Consumo di suolo: il percorso per azzerarlo

L’obiettivo dell’azzeramento del consumo di suolo è stato definito a livello europeo con la Strategia tematica per la protezione del suolo del 2006, che ha sottolineato “la necessità di porre in essere buone pratiche per ridurre gli effetti negativi del consumo di suolo e, in particolare, della sua forma più evidente e irreversibile: l’impermeabilizzazione (soil sealing)”. Nel 2012 la Commissione europea ha indicato le priorità di azione e le modalità per raggiungere il consumo di suolo zero, con le linee guida per limitare, mitigare e compensare l’impermeabilizzazione del suolo. Tra i Sustainable Development Goals, l’Onu ha inserito l’obiettivo di assicurare che il consumo di suolo non superi la crescita demografica (Indicatore SDG 11.3.1). A fine 2021 la Commissione Europea ha approvato la nuova Strategia 2030 dell’Unione europea per il suolo, per ribadire come la salute del suolo sia essenziale per conseguire gli obiettivi in materia di clima e di biodiversità del Green Deal europeo. Durante l’estate, poi, la Commissione europea ha presentato la propria proposta di Direttiva sul monitoraggio e la resilienza del suolo con l’obiettivo di raggiungere lo stato di buona salute dei suoli entro il 2050. Nella Direttiva, in discussione in questi giorni all’Europarlamento, mancano i target vincolanti contro la cementificazione.

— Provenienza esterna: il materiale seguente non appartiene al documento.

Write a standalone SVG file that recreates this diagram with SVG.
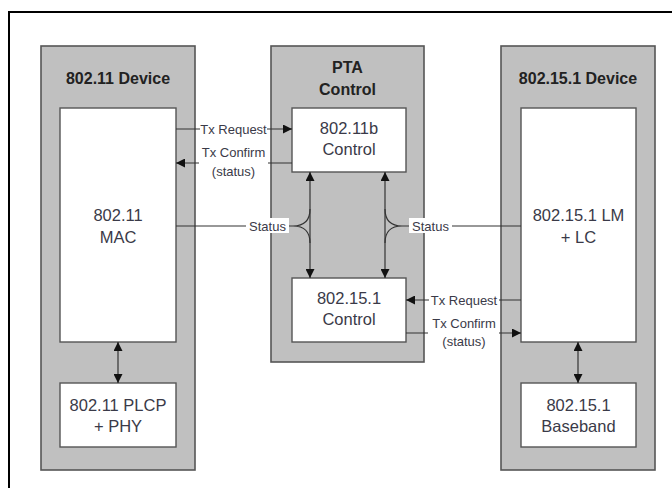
<svg xmlns="http://www.w3.org/2000/svg" width="672" height="488" viewBox="0 0 672 488">
<defs>
<style>
.frame{fill:#fff;stroke:#000;stroke-width:2}
.grp{fill:#c0c0c0;stroke:#555;stroke-width:1.6}
.box{fill:#fff;stroke:#555;stroke-width:1.4}
.title{font-family:"Liberation Sans",Arial,sans-serif;font-size:16px;font-weight:bold;fill:#222;text-anchor:middle}
.txt{font-family:"Liberation Sans",Arial,sans-serif;font-size:16.5px;fill:#3a3a48;text-anchor:middle}
.lbl{font-family:"Liberation Sans",Arial,sans-serif;font-size:13px;fill:#3a3a48;text-anchor:middle}
.ln{fill:none;stroke:#333;stroke-width:1.2}
.lb{fill:#fff}
</style>
<marker id="ah" viewBox="0 0 10 10" refX="10" refY="5" markerWidth="10" markerHeight="9" markerUnits="userSpaceOnUse" orient="auto-start-reverse">
<path d="M0,0 L10,5 L0,10 z" fill="#111"/>
</marker>
</defs>
<rect class="frame" x="9" y="12" width="700" height="500"/>

<g id="dev80211">
<rect class="grp" x="41" y="46" width="154" height="424"/>
<text class="title" x="118" y="84">802.11 Device</text>
</g>
<g id="pta">
<rect class="grp" x="271" y="46" width="153" height="316"/>
<text class="title" x="347.5" y="73">PTA</text>
<text class="title" x="347.5" y="95">Control</text>
</g>
<g id="dev802151">
<rect class="grp" x="501" y="46" width="154" height="424"/>
<text class="title" x="578" y="84">802.15.1 Device</text>
</g>

<g id="mac">
<rect class="box" x="60" y="108" width="116" height="234"/>
<text class="txt" x="118" y="221">802.11</text>
<text class="txt" x="118" y="243">MAC</text>
</g>
<g id="plcp">
<rect class="box" x="60" y="383" width="116" height="64"/>
<text class="txt" x="118" y="411">802.11 PLCP</text>
<text class="txt" x="118" y="432">+ PHY</text>
</g>
<g id="ctl80211b">
<rect class="box" x="292" y="108" width="114" height="64"/>
<text class="txt" x="349" y="134">802.11b</text>
<text class="txt" x="349" y="155">Control</text>
</g>
<g id="ctl802151">
<rect class="box" x="292" y="278" width="114" height="64"/>
<text class="txt" x="349" y="304">802.15.1</text>
<text class="txt" x="349" y="325">Control</text>
</g>
<g id="lmlc">
<rect class="box" x="521" y="108" width="115" height="234"/>
<text class="txt" x="578.5" y="221">802.15.1 LM</text>
<text class="txt" x="578.5" y="243">+ LC</text>
</g>
<g id="baseband">
<rect class="box" x="521" y="383" width="115" height="64"/>
<text class="txt" x="578.5" y="411">802.15.1</text>
<text class="txt" x="578.5" y="432">Baseband</text>
</g>

<g id="connectors">
<line class="ln" x1="176" y1="129" x2="292" y2="129" marker-end="url(#ah)"/>
<rect class="lb" x="200" y="121" width="67" height="15"/>
<text class="lbl" x="233.5" y="133.5">Tx Request</text>
<line class="ln" x1="292" y1="163" x2="176" y2="163" marker-end="url(#ah)"/>
<rect class="lb" x="199" y="144" width="69" height="34"/>
<text class="lbl" x="233.5" y="157">Tx Confirm</text>
<text class="lbl" x="233.5" y="176">(status)</text>
<line class="ln" x1="310" y1="172" x2="310" y2="278" marker-start="url(#ah)" marker-end="url(#ah)"/>
<path class="ln" d="M176,226 H293 Q310,226 310,209 M293,226 Q310,226 310,243"/>
<rect class="lb" x="246" y="218" width="43" height="15"/>
<text class="lbl" x="267.5" y="230.5">Status</text>
<line class="ln" x1="385" y1="172" x2="385" y2="278" marker-start="url(#ah)" marker-end="url(#ah)"/>
<path class="ln" d="M521,226 H402 Q385,226 385,209 M402,226 Q385,226 385,243"/>
<rect class="lb" x="409" y="218" width="43" height="15"/>
<text class="lbl" x="430.5" y="230.5">Status</text>
<line class="ln" x1="521" y1="300" x2="406" y2="300" marker-end="url(#ah)"/>
<rect class="lb" x="429" y="292" width="70" height="15"/>
<text class="lbl" x="464" y="304.5">Tx Request</text>
<line class="ln" x1="406" y1="333" x2="521" y2="333" marker-end="url(#ah)"/>
<rect class="lb" x="428" y="315" width="71" height="34"/>
<text class="lbl" x="464" y="328">Tx Confirm</text>
<text class="lbl" x="464" y="346">(status)</text>
<line class="ln" x1="118" y1="342" x2="118" y2="383" marker-start="url(#ah)" marker-end="url(#ah)"/>
<line class="ln" x1="578" y1="342" x2="578" y2="383" marker-start="url(#ah)" marker-end="url(#ah)"/>
</g>
</svg>
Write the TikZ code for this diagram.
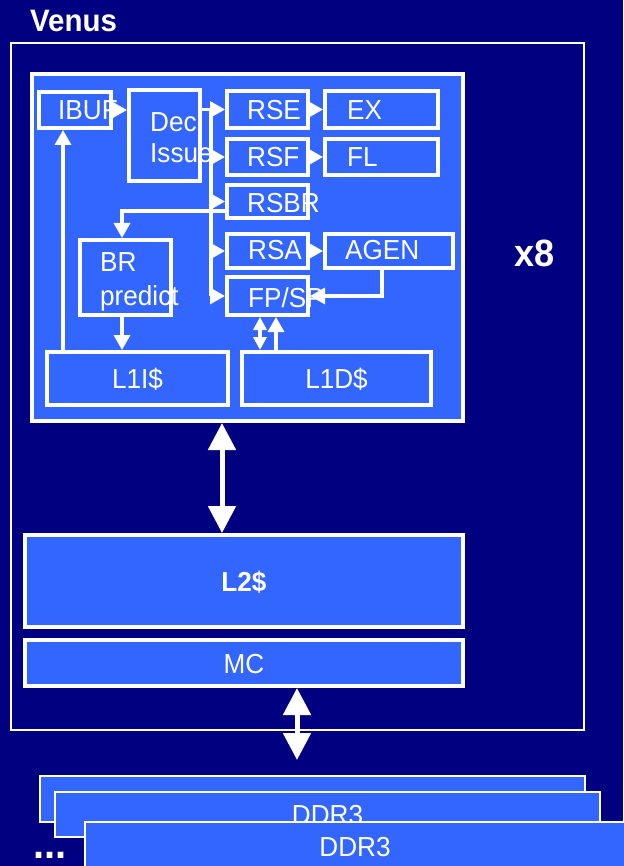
\documentclass[tikz,border=0pt]{standalone}
\usepackage{fontspec}
\setmainfont{Liberation Sans}[FakeStretch=0.95]
\usetikzlibrary{arrows.meta}
\definecolor{navy}{RGB}{0,0,128}
\definecolor{boxblue}{RGB}{51,102,255}
\begin{document}
\begin{tikzpicture}[x=1pt,y=-1pt,
  blk/.style={draw=white,fill=boxblue,line width=4pt,inner sep=0pt,text=white,
    font=\fontsize{27.5}{31}\selectfont,text height=20pt,text depth=0pt},
  lbl/.style={anchor=base west,inner sep=0pt,text=white,font=\fontsize{27.5}{31}\selectfont},
  ddr/.style={blk,line width=2.5pt},
  conn/.style={draw=white,line width=3.3pt},
  arr/.style={conn,-{Triangle[length=15pt,width=16pt]}},
  darr/.style={conn,{Triangle[length=13pt,width=13pt]}-{Triangle[length=13pt,width=13pt]}},
  bigarr/.style={draw=white,line width=5pt,{Triangle[length=27pt,width=27pt]}-{Triangle[length=27pt,width=27pt]}},
]
\fill[navy] (0,0) rectangle (623,866);
\useasboundingbox (0,0) rectangle (623,866);

\node[lbl,font=\fontsize{31}{35}\selectfont\bfseries] (venus) at (30,32) {Venus};
\node[draw=white,line width=2pt,minimum width=573pt,minimum height=687pt,inner sep=0pt] (outer) at (297.5,386.5) {};
\node[lbl,font=\fontsize{38}{42}\selectfont\bfseries] (x8) at (514,267) {x8};

% core
\node[blk,minimum width=431pt,minimum height=347pt] (core) at (247.5,247.5) {};
\node[blk,minimum width=72pt,minimum height=36pt] (IBUF) at (75,110) {};
\node[blk,minimum width=71pt,minimum height=91pt] (Dec) at (164.5,135.5) {};
\node[blk,minimum width=81pt,minimum height=37pt] (RSE) at (267.5,109.5) {};
\node[blk,minimum width=113pt,minimum height=37pt] (EX) at (381.5,109.5) {};
\node[blk,minimum width=81pt,minimum height=36pt] (RSF) at (267.5,157) {};
\node[blk,minimum width=113pt,minimum height=36pt] (FL) at (381.5,157) {};
\node[blk,minimum width=81pt,minimum height=33pt] (RSBR) at (267.5,201.5) {};
\node[blk,minimum width=81pt,minimum height=34pt] (RSA) at (267.5,251) {};
\node[blk,minimum width=128pt,minimum height=34pt] (AGEN) at (389,251) {};
\node[blk,minimum width=81pt,minimum height=38pt] (FPSP) at (267.5,296) {};
\node[blk,minimum width=91pt,minimum height=75pt] (BR) at (125.5,277.5) {};
\node[blk,minimum width=181pt,minimum height=53pt] (L1I) at (137.5,378.5) {L1I\$};
\node[blk,minimum width=189pt,minimum height=53pt] (L1D) at (336.5,378.5) {L1D\$};

\coordinate (trunk) at (211,0);
\coordinate (ibufcol) at (63,0);
\coordinate (cxa) at (260,0);
\coordinate (cxb) at (276,0);
\coordinate (l2col) at (222,0);
\coordinate (mccol) at (297,0);
\coordinate (ddrtip) at (297,760);

% connectors
\draw[arr] (IBUF.east) -- (IBUF.east -| Dec.west);
\draw[conn] (Dec.east |- RSE.west) -- (trunk |- RSE.west) -- (trunk |- FPSP.west);
\draw[arr] (trunk |- RSE.west) -- (RSE.west);
\draw[arr] (trunk |- RSF.west) -- (RSF.west);
\draw[arr] (trunk |- RSBR.west) -- (RSBR.west);
\draw[arr] (trunk |- RSA.west) -- (RSA.west);
\draw[arr] (trunk |- FPSP.west) -- (FPSP.west);
\draw[arr] (RSE.east) -- (EX.west);
\draw[arr] (RSF.east) -- (FL.west);
\draw[arr] (RSA.east) -- (AGEN.west);
\draw[arr] ([xshift=-7pt]AGEN.south) |- (FPSP.east);
\draw[arr] ([yshift=-9.5pt]RSBR.west) -| ([xshift=-3.5pt]BR.north);
\draw[arr] ([xshift=-3.5pt]BR.south) -- ([xshift=-3.5pt]BR.south |- L1I.north);
\draw[arr] (ibufcol |- L1I.north) -- (ibufcol |- IBUF.south);
\draw[darr] (cxa |- FPSP.south) -- (cxa |- L1D.north);
\draw[arr] (cxb |- L1D.north) -- (cxb |- FPSP.south);

% labels
\node[lbl] (tIBUF) at (58,120) {IBUF};
\node[lbl] (tDec) at (150,132) {Dec};
\node[lbl] (tIssue) at (150,163) {Issue};
\node[lbl] (tRSE) at (247,120) {RSE};
\node[lbl] (tEX) at (347,120) {EX};
\node[lbl] (tRSF) at (247,167) {RSF};
\node[lbl] (tFL) at (347,167) {FL};
\node[lbl] (tRSBR) at (247,213) {RSBR};
\node[lbl] (tRSA) at (248,260) {RSA};
\node[lbl] (tAGEN) at (345,260) {AGEN};
\node[lbl] (tFPSP) at (248,307) {FP/SP};
\node[lbl] (tBR) at (100,272) {BR};
\node[lbl] (tpred) at (100,305) {predict};

% L2 and MC
\node[blk,minimum width=438pt,minimum height=92pt,font=\fontsize{27.5}{31}\selectfont\bfseries] (L2) at (244,581) {L2\$};
\node[blk,minimum width=438pt,minimum height=46pt] (MC) at (244,663) {MC};
\draw[bigarr] (l2col |- core.south) -- (l2col |- L2.north);
\draw[bigarr] (mccol |- MC.south) -- (ddrtip);

% DDR3
\node[ddr,minimum width=545pt,minimum height=46pt] (ddra) at (312.5,799) {};
\node[ddr,minimum width=545pt,minimum height=45pt] (ddrb) at (327.5,814.5) {DDR3};
\node[ddr,minimum width=540pt,minimum height=48pt] (ddrc) at (355,846) {DDR3};
\node[lbl,font=\fontsize{42}{46}\selectfont\bfseries] (dots) at (33,858) {...};
\end{tikzpicture}
\end{document}
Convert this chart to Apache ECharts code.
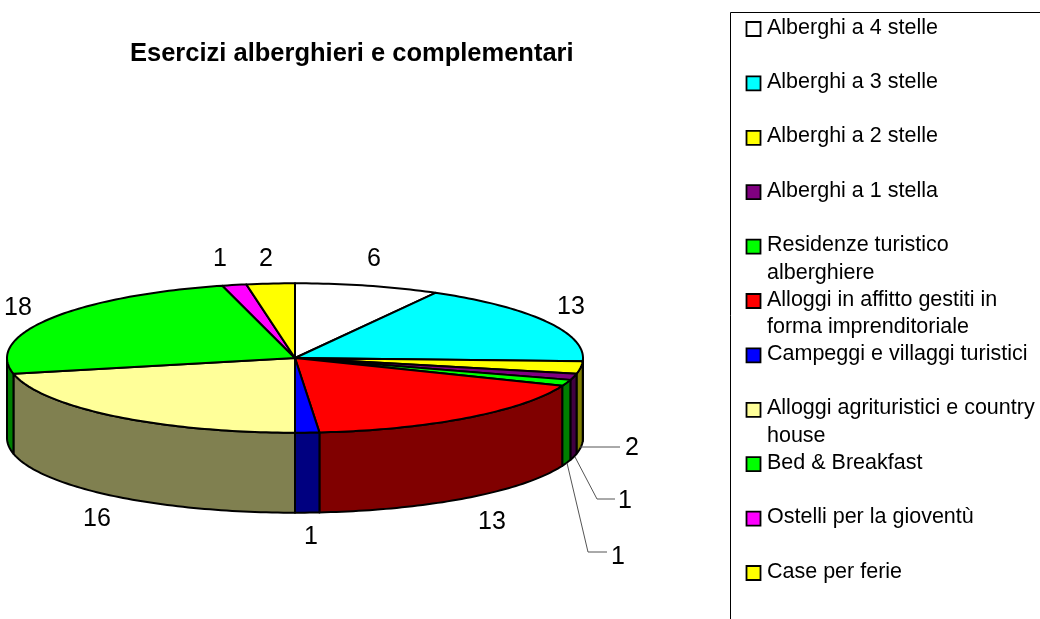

A livello nazionale,  il Piano per la transizione ecologica (PTE) ha stabilito l’obiettivo di un consumo netto pari a zero entro il 2030, in linea con la data fissata dall’Onu e con un anticipo di 20 anni rispetto all’obiettivo europeo. L’azzeramento del consumo di suolo, secondo il PTE, dovrà avvenire sia minimizzando gli interventi di artificializzazione, sia aumentando il ripristino naturale delle aree più compromesse. Manca invece in Italia una legge per contrastare questa piaga che divora il suolo nazionale, tanto che Legambiente torna a ribadire l’urgenza per l’Italia di approvare una legge contro il consumo di suolo, in stallo da anni in Parlamento, e su cui aspetta dal Governo Meloni delle risposte concrete.